IL VOLUME è diviso in cinque parti. La prima racconta la storia dei concetti di dieta, corporeità e grasso. Le altre quattro analizzano, con metodo semiotico, testi e discorsi sulla perdita di peso, sulle astensioni etiche e salutistiche, sull’alimentazione infantile e il ruolo degli esperti in tv. La Factual television, con sedicenti documentari della realtà «così com’è» – gli interventi di bypass gastrico di Vite al limite – non fa che enfatizzare tendenze sociali attuali, tra abbondanze stigmatizzate, fatiche e fallimenti che situano questa categoria nell’abnorme. Per l’autrice una costante lega queste pratiche: la visione scientifica della dietetica.
Oggi mangiare non è condividere il gusto né, quando in eccesso, è visto come uno sfogo a carenze d’affetto, ma è un modo per curare la salute fisica. Il nutrizionista, che si assume il peso dei corpi altrui, è il solo scienziato che continua a esercitare autorità. La sua oggettivazione del corpo è talmente ben congegnata, ricca di delegati di informazione quantitativa come il misuratore della pressione, i referti delle analisi sanguigne, la circonferenza addominale, i test allergici, l’insindacabile bilancia, da essere efficace a livello simbolico. Si crede al nutrizionismo tanto da accettare nuove intolleranze o cambiare, di anno in anno, l’alimento «buono»: dall’avocado allo zenzero al magnesio supremo.

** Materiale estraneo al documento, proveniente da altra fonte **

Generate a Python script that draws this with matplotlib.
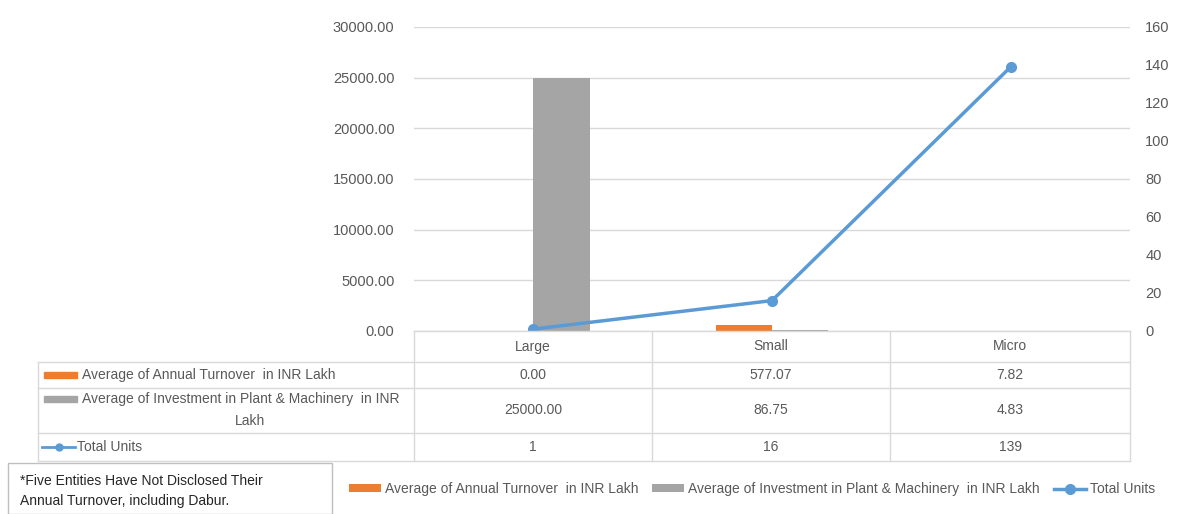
import matplotlib.pyplot as plt
from matplotlib.patches import Rectangle
from matplotlib.lines import Line2D

plt.rcParams['font.family'] = ['Liberation Sans', 'DejaVu Sans']

# data
categories = ['Large', 'Small', 'Micro']
turnover = [0.00, 577.07, 7.82]
investment = [25000.00, 86.75, 4.83]
total_units = [1, 16, 139]
row_labels = ['Average of Annual Turnover  in INR Lakh',
              'Average of Investment in Plant & Machinery  in INR',
              'Lakh',
              'Total Units']
note = '*Five Entities Have Not Disclosed Their\nAnnual Turnover, including Dabur.'

ORANGE = '#ED7D31'
GRAY = '#A5A5A5'
BLUE = '#5B9BD5'
TXT = '#595959'
GRID = '#D9D9D9'
FS = 10

W, H = 1188, 514
fig = plt.figure(figsize=(W / 100, H / 100), dpi=100)


def fx(px):
    return px / W


def fy(py):
    return 1 - py / H


# plot area
left, right, top, bottom = 414, 1130, 27, 331
ax = fig.add_axes([fx(left), fy(bottom), fx(right - left), (bottom - top) / H])
x = list(range(len(categories)))
bw = 0.235
b1 = ax.bar([i - 0.118 for i in x], turnover, width=bw, color=ORANGE,
            label='Average of Annual Turnover  in INR Lakh', zorder=2)
b2 = ax.bar([i + 0.118 for i in x], investment, width=bw, color=GRAY,
            label='Average of Investment in Plant & Machinery  in INR Lakh', zorder=2)
ax.set_xlim(-0.5, 2.5)
ax.set_ylim(0, 30000)
ax.set_yticks(range(0, 30001, 5000))
ax.set_yticklabels([f'{v:.2f}' for v in range(0, 30001, 5000)])
ax.set_xticks([])
ax.grid(axis='y', color=GRID, linewidth=1, zorder=0)
for s in ax.spines.values():
    s.set_visible(False)
ax.tick_params(axis='y', length=0, pad=14, labelsize=10.5, labelcolor=TXT)

ax2 = ax.twinx()
ln, = ax2.plot(x, total_units, color=BLUE, linewidth=2.5, marker='o',
               markersize=7, label='Total Units', zorder=3)
ax2.set_ylim(0, 160)
ax2.set_yticks(range(0, 161, 20))
for s in ax2.spines.values():
    s.set_visible(False)
ax2.tick_params(axis='y', length=0, pad=11, labelsize=10.5, labelcolor=TXT)
ax2.set_xlim(-0.5, 2.5)

# data table
col_x = [left, 652, 890, right]
row_y = [331, 362, 388, 433, 461]
tleft = 38


def hline(y, x0, x1):
    fig.add_artist(Line2D([fx(x0), fx(x1)], [fy(y), fy(y)], color=GRID, linewidth=1))


def vline(xp, y0, y1):
    fig.add_artist(Line2D([fx(xp), fx(xp)], [fy(y0), fy(y1)], color=GRID, linewidth=1))


hline(row_y[0], left, right)
for y in row_y[1:]:
    hline(y, tleft, right)
vline(tleft, row_y[1], row_y[-1])
for cx in col_x:
    vline(cx, row_y[0], row_y[-1])

for i, c in enumerate(categories):
    cx = (col_x[i] + col_x[i + 1]) / 2
    fig.text(fx(cx), fy((row_y[0] + row_y[1]) / 2), c, ha='center', va='center',
             fontsize=FS, color=TXT)

rows = [[f'{v:.2f}' for v in turnover],
        [f'{v:.2f}' for v in investment],
        [str(v) for v in total_units]]
for r, vals in enumerate(rows):
    yc = (row_y[r + 1] + row_y[r + 2]) / 2
    for i, v in enumerate(vals):
        cx = (col_x[i] + col_x[i + 1]) / 2
        fig.text(fx(cx), fy(yc), v, ha='center', va='center', fontsize=FS, color=TXT)

# row labels with legend keys
y1 = (row_y[1] + row_y[2]) / 2
fig.add_artist(Rectangle((fx(44), fy(y1 + 3)), fx(33), 6 / H, color=ORANGE,
                         transform=fig.transFigure))
fig.text(fx(82), fy(y1), row_labels[0], ha='left', va='center', fontsize=FS, color=TXT)
fig.add_artist(Rectangle((fx(44), fy(402)), fx(33), 6 / H, color=GRAY,
                         transform=fig.transFigure))
fig.text(fx(82), fy(399), row_labels[1], ha='left', va='center', fontsize=FS, color=TXT)
fig.text(fx(250), fy(421), row_labels[2], ha='center', va='center', fontsize=FS, color=TXT)
y3 = (row_y[3] + row_y[4]) / 2
fig.add_artist(Line2D([fx(42), fx(75)], [fy(y3), fy(y3)], color=BLUE, linewidth=2))
fig.add_artist(Line2D([fx(58.5)], [fy(y3)], color=BLUE, marker='o', markersize=5))
fig.text(fx(77), fy(y3), row_labels[3], ha='left', va='center', fontsize=FS, color=TXT)

# footnote box
fig.add_artist(Rectangle((fx(8), fy(514)), fx(324), 51 / H, fill=False,
                         edgecolor='#BFBFBF', linewidth=1, transform=fig.transFigure))
fig.text(fx(20), fy(491), note, ha='left', va='center', fontsize=FS,
         color='#262626', linespacing=1.55)

# legend
fig.legend(handles=[b1, b2, ln], loc='center', bbox_to_anchor=(fx(752), fy(489)),
           ncol=3, frameon=False, fontsize=FS, labelcolor=TXT, handlelength=2.3,
           handleheight=0.5, handletextpad=0.3, columnspacing=1.0)

fig.savefig('out.png', dpi=100)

IL NESSO UNICO nutrizione-salute crea uno iato fra razionalità «dura» dell’esperto e comportamenti «molli» dell’obeso, divenendo la forma più influente di biopolitica, di controllo dei soggetti attraverso i corpi. Eppure in passato non si rimetteva ad altri il compito di programmare il proprio regime di vita. La dietetica rientrava in una visione globale dell’individuo, per cui mens sana in corpore sano. E lo stare in carne (non troppo) era un valore positivo: segno di bellezza, ricchezza, rilevanza sociale.
L’ideologia del nutrizionismo emerge quando Ventura Bordenca indaga l’astensione da cibi «cattivi» e la conversione al veganismo, con autobiografie simili ai mutamenti di fede religiosa, ma anche nella sezione sui generi di dieta, in concorrenza, low carb (Weight Watchers), iperproteiche (Dukan), cronodiete (Tisanoreica), diete «a blocchi» (Zona). Va di moda la Paleodieta, ispirata ai cavernicoli (simulacro discutibile…) – niente stress, dormire tanto, mangiare ciò che offre «spontaneamente» la natura. È però nelle pubblicità alimentari per bambini e sul baby food design che emerge il dato più rilevante: l’educazione al salutismo comincia nell’infanzia. La comunicazione di massa vuole il bambino circondato di delegati non umani – le posate in silicone, il piatto termico, il bavaglino con tasca raccoglibriciole – che fanno al posto suo, assorbendone le competenze. Fin da piccoli, nel rapporto con il cibo, il mondo si appropria degli sbagli altrui, anziché insegnare a gestirsi in autonomia. Riprendiamoci i nostri corpi e il piacere della commensalità.